20 Things I’ve Learned as an Entrepreneur
by Alicia Morga
Alicia Morga was working for a major corporation and feeling very out of place. One night, she started a conversation in her broken Spanish with Isabel, the lady who took out the trash. She quizzed Isabel about her use of the Internet and discovered that at that time, advertisers were not targeting Spanish-speaking users like Isabel.
These conversations gave Morga the idea to begin her own company that would focus on this need. She founded Consorte, Inc., one of the first digital media companies that focused on the Hispanic market. The company became both highly successful and profitable.
On the day the company was acquired by a larger one, Morga started writing a list of lessons she had learned as an entrepreneur. This short book containing her insights can benefit anyone who is considering the entrepreneurial route. Further, to help those just starting out, the author makes the book available for free on Kindle.
Less Stress and More Profit: How Small Business Owners Can be Happier Today and Richer Tomorrow
by Simon J. Benn
There are thousands of books on how to get rich being an entrepreneur. Author Simon Benn suggests that being richer is only half of the benefit; the other half is being happy.

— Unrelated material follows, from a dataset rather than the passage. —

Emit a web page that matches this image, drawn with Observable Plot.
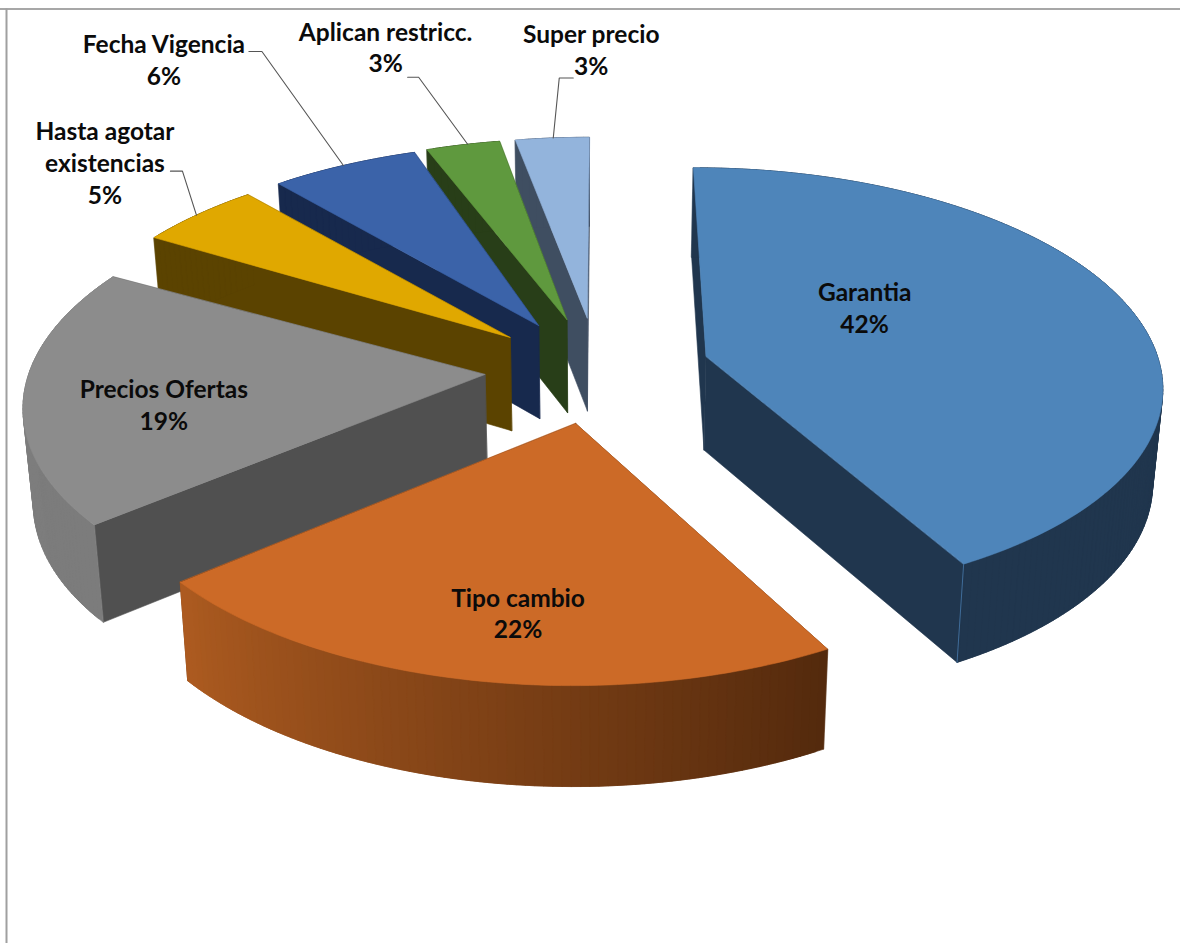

Most people want money because it will supposedly buy things that will make us feel a certain way, Benn says. This book explains what gets in the way of those feelings and how you can feel them now — as you build an entrepreneurial business. Being happy is even more important than success; you can’t have one without the other.
The first part of the book describes the emotional blocks that prevent happiness.
After you’re happier, you are better able to work the entrepreneurial tactics given in Part Two for greater profitability.
This is a great little book for overworked, stressed entrepreneurs to help focus on what is really important in building a business.